Mr. Lal called the target unrealistic, but said achieving just a quarter of that sequestration would be meaningful.  In a generation, he said, agriculture could become carbon neutral, removing all the emissions it creates, for example through the energy used by farm equipment.

Worldwide, 5 percent to 10 percent of growers are using regenerative, climate-friendly techniques, said Louis Bockel, a policy officer at the United Nations’ Food and Agriculture Organization.  That number is likely to increase, he said, as multinational institutions and wealthy nations start incorporating carbon sequestration incentives into existing aid to farmers in poor countries.

“More and more additional funding will be available” to encourage such efforts, Mr. Bockel added.  “We are moving quite quickly on this.”

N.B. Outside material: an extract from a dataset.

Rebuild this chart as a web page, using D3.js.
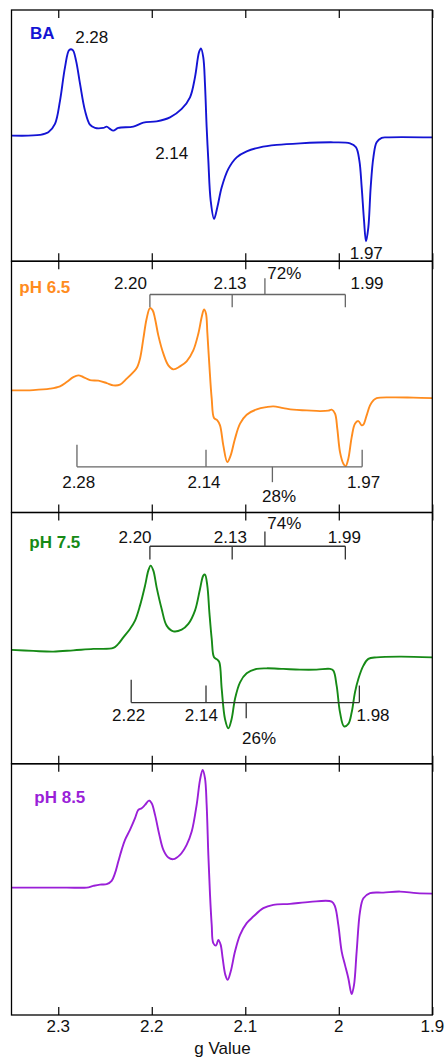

Farmers need financing to help them adopt new techniques, though generally only through a two-to-three-year transition period, said Eric Toensmeier, author of “The Carbon Farming Solution.” That money could come through a higher price charged for foods whose cultivation encourages sequestration, via a carbon tax or through trading systems in which polluters buy credits to offset their emissions, he said.  Programs known as payment for environmental services, in which governments or others pay farmers for stewardship of land, are another potential avenue.

With that kind of support, the industry could be ready to do things differently, said Ceris Jones, a climate change adviser at the National Farmers Union in Britain.